# S1 Form



## Geraldine (Jan 3, 2009)

Hi, Finally made it and live in this quiet peaceful village, too quiet some may say, but I love it,:clap2:

Can anyone tell me where to register with the S1 form please ?. I'm slowly making headway, stood for over an hour in the electric office, to find transfering my name onto the house account had already been done.

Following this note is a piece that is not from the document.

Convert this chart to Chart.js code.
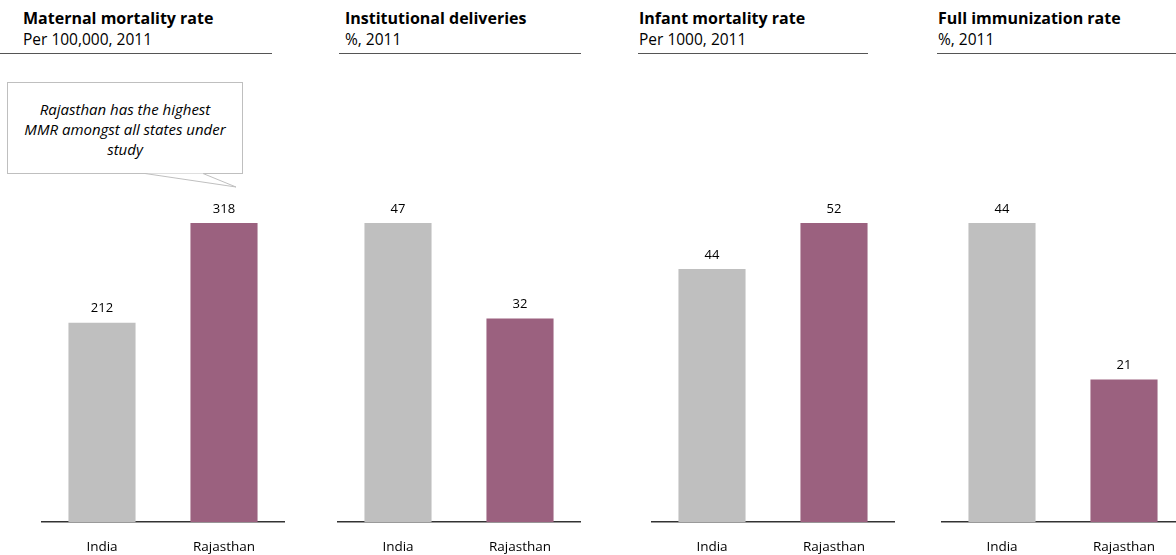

'Ship Your Pets' were brilliant and very efficient with my 2 Springers, who are now enjoying their new life.

Geraldine


----------



## Mycroft (Sep 9, 2009)

Geraldine said:


> Hi, Finally made it and live in this quiet peaceful village, too quiet some may say, but I love it,:clap2:
> 
> Can anyone tell me where to register with the S1 form please ?. I'm slowly making headway, stood for over an hour in the electric office, to find transfering my name onto the house account had already been done.
> 
> ...


Take it to your local Citizens Service Center, sorry I don't know where your nearest is located as I live in the mountains but they are located in all the cities I am sure someone will reply with your nearest. I think you will need to have got your residency permit (yellow slip) done before you can register for healthcare as a retired person. However the CSCentres are very helpful and will advice you.
Kind regards.


----------



## Geraldine (Jan 3, 2009)

Mycroft said:


> Take it to your local Citizens Service Center, sorry I don't know where your nearest is located as I live in the mountains but they are located in all the cities I am sure someone will reply with your nearest. I think you will need to have got your residency permit (yellow slip) done before you can register for healthcare as a retired person. However the CSCentres are very helpful and will advice you.
> Kind regards.


Thank you.


----------